Thursday, May 10, 2007

Behind the Iron Curtain...

We're currently in Riga, Latvia and are preparing ourselves to delve further behind the former Iron Curtain and arrive in Moscow at the end of this week!

Riga is a bit of a party town and seems to be a real hot spot for British Stag Parties that according to the locals cause havoc here at weekends. They don't mention problems from Irish Stag or Hen parties so I'm hoping we don't cause the same kind of problems here. We've even seen warnings from the British Embassy warning people not to forget where their hotels are and not to urinate in public! Nice!

In all fairness whilst it is very pretty here it does feel a bit like a bigger shiner Temple Bar! Dublin people will understand! But saying that we've had a lovely time here and have prepared ourselves for the next step of our journey.

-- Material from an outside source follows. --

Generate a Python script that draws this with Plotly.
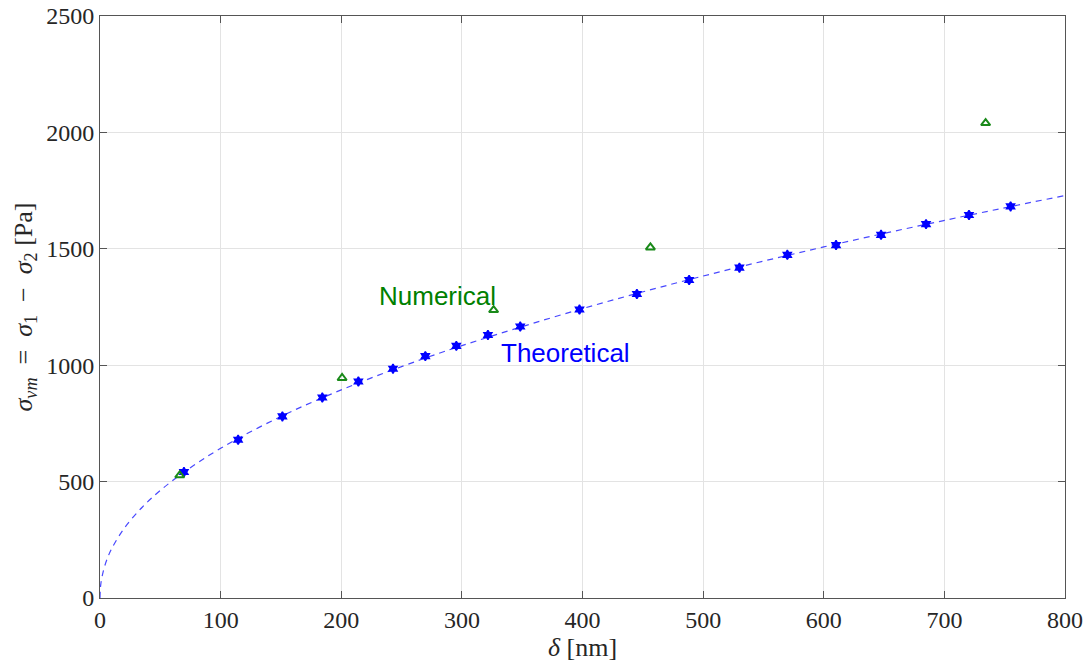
import plotly.graph_objects as go

# Theoretical markers
theo_x = [69.6, 114.5, 151.2, 184.3, 214.2, 242.9, 269.7, 295.4, 321.6, 348.4,
          397.5, 445.1, 488.4, 530.1, 569.8, 610.2, 647.5, 684.8, 720.4, 754.9]
theo_y = [541, 680, 780, 861, 930, 985, 1039, 1083, 1130, 1166,
          1239, 1306, 1366, 1419, 1474, 1516, 1560, 1606, 1645, 1682]

# Numerical markers
num_x = [66.1, 200.7, 326.3, 456.3, 734.2]
num_y = [527, 945, 1237, 1506, 2040]

# Theoretical curve
curve_x = [0, 0.2, 0.5, 1, 3, 6, 10, 20, 35, 50, 70, 100, 150, 200, 250, 300,
           400, 500, 600, 700, 800]
curve_y = [0, 33, 52, 72, 121, 169, 215, 299, 390, 462, 542, 643, 780, 894, 994, 1084,
           1243, 1383, 1508, 1622, 1729]

x_ticks = [0, 100, 200, 300, 400, 500, 600, 700, 800]
y_ticks = [0, 500, 1000, 1500, 2000, 2500]

fig = go.Figure()
fig.add_trace(go.Scatter(x=curve_x, y=curve_y, mode="lines",
                         line=dict(color="rgba(40,40,255,0.85)", width=1.2, dash="6px,5px", shape="spline"),
                         showlegend=False, hoverinfo="skip"))
fig.add_trace(go.Scatter(x=theo_x, y=theo_y, mode="markers",
                         marker=dict(symbol="hexagram", size=7, color="#0000ff",
                                     line=dict(color="#0000ff", width=1.5)),
                         showlegend=False))
fig.add_trace(go.Scatter(x=num_x, y=num_y, mode="markers",
                         marker=dict(symbol="triangle-up-open", size=8, color="#1a8a1a",
                                     line=dict(color="#1a8a1a", width=2)),
                         showlegend=False))

fig.add_annotation(x=279.6, y=1299, text="Numerical", showarrow=False,
                   font=dict(family="Liberation Sans, Arial", size=26, color="#008000"))
fig.add_annotation(x=385.7, y=1054, text="Theoretical", showarrow=False,
                   font=dict(family="Liberation Sans, Arial", size=26, color="#0000ff"))

axis_common = dict(showline=True, linecolor="#555555", linewidth=1, mirror="ticks",
                   ticks="inside", ticklen=7, tickcolor="#555555", automargin=False,
                   showgrid=True, gridcolor="#e3e3e3", gridwidth=1, zeroline=False,
                   tickfont=dict(family="Liberation Serif, Times New Roman", size=24, color="#262626"))

fig.update_xaxes(range=[0, 800], tickvals=x_ticks, ticktext=[str(v) for v in x_ticks],
                 title=dict(text="<i>δ</i> [nm]", standoff=2,
                            font=dict(family="Liberation Serif, Times New Roman", size=26, color="#262626")),
                 **axis_common)
fig.update_yaxes(range=[0, 2500], tickvals=y_ticks, ticktext=[str(v) for v in y_ticks],
                 title=dict(text="<i>σ<sub>vm</sub></i>  =  <i>σ</i><sub>1</sub>  −  <i>σ</i><sub>2</sub> [Pa]",
                            standoff=6,
                            font=dict(family="Liberation Serif, Times New Roman", size=26, color="#262626")),
                 **axis_common)

fig.update_layout(width=1088, height=665, margin=dict(l=100, r=23, t=16, b=67),
                  plot_bgcolor="white", paper_bgcolor="white")

fig.write_html("out.html")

It's unlikely that I'll have an opportunity to blog for the next couple of weeks as we'll be in transit to Beijing on the Trans Siberian railway.

We're due to stop twice, once at Lake Baikal and the second time in Mongolia. I'm looking forward to the trip but am nervous about entering and exiting Russia and just hope that everything will go ok for us. Apparantly random visa problems can occur for no known reason. Hopefully that won't be us!

The train journey itself sounds like it will be good fun and I'm not really concerned about it at all. In fact I'm looking forward to having to sit down for a while!

So that's the update for the moment. I'll be back as the Terminator once said, but it may be about two weeks, but keep checking in just in case I make a surprise appearance with strange tales about Mongol traders!

Sunday, May 06, 2007

Sausages and Beer

Warsaw has been fun and relaxing it has to be said.

I was a little confused by the "Old Town' at first as it is this strange other wordly historical town with something not quite right with it... But then I put the fact that the whole city was completely destroyed during World War II together with these newish buildings and realised that the Old Town had been rebuilt to look like it used to before the war. It's an impressive feat by the population here and well worth seeing.

I also have to commend the place as being great shopping value! And have to mention how yummy the beer and the sausages are!

Mammy beer and baby beer

Friday, May 04, 2007

Onwards and Upwards

Well our time in Greece has come to an end and we left the Mediteranean with a heavy heart.

We had a lovely time there and I think we'd both return gladly and spend some quality time in areas outside of Athens exploring more of what the country has to offer.

As it is we spent a day at Delphi, Epidaurus and Mycenae so we weren't doing too badly! From an archaeologists and historians point of view Greece is mind blowingly exciting! To stand on the Acropolis in Athens and look on the Parthenon was simply amazing. To then go and stand in the Temple of Apollo at Delphi and to know that the next day we would be visiting the prehistoric Palace at Mycenae made me feel incredibly lucky to be able to not only visit these sites but to appreciate their meaning as well. It was a fantasitc experience and one I'll always treasure.

At the moment we have successfully arrived and are ensconced in Warsaw. It's obviously very different to Athens but is a lovely place to kick back and relax, which is what we need right now! The Old Town is preserved and very pretty. It's a holiday weekend here this weekend so the place is quiet and everyone is relaxed. It suits us down to the ground!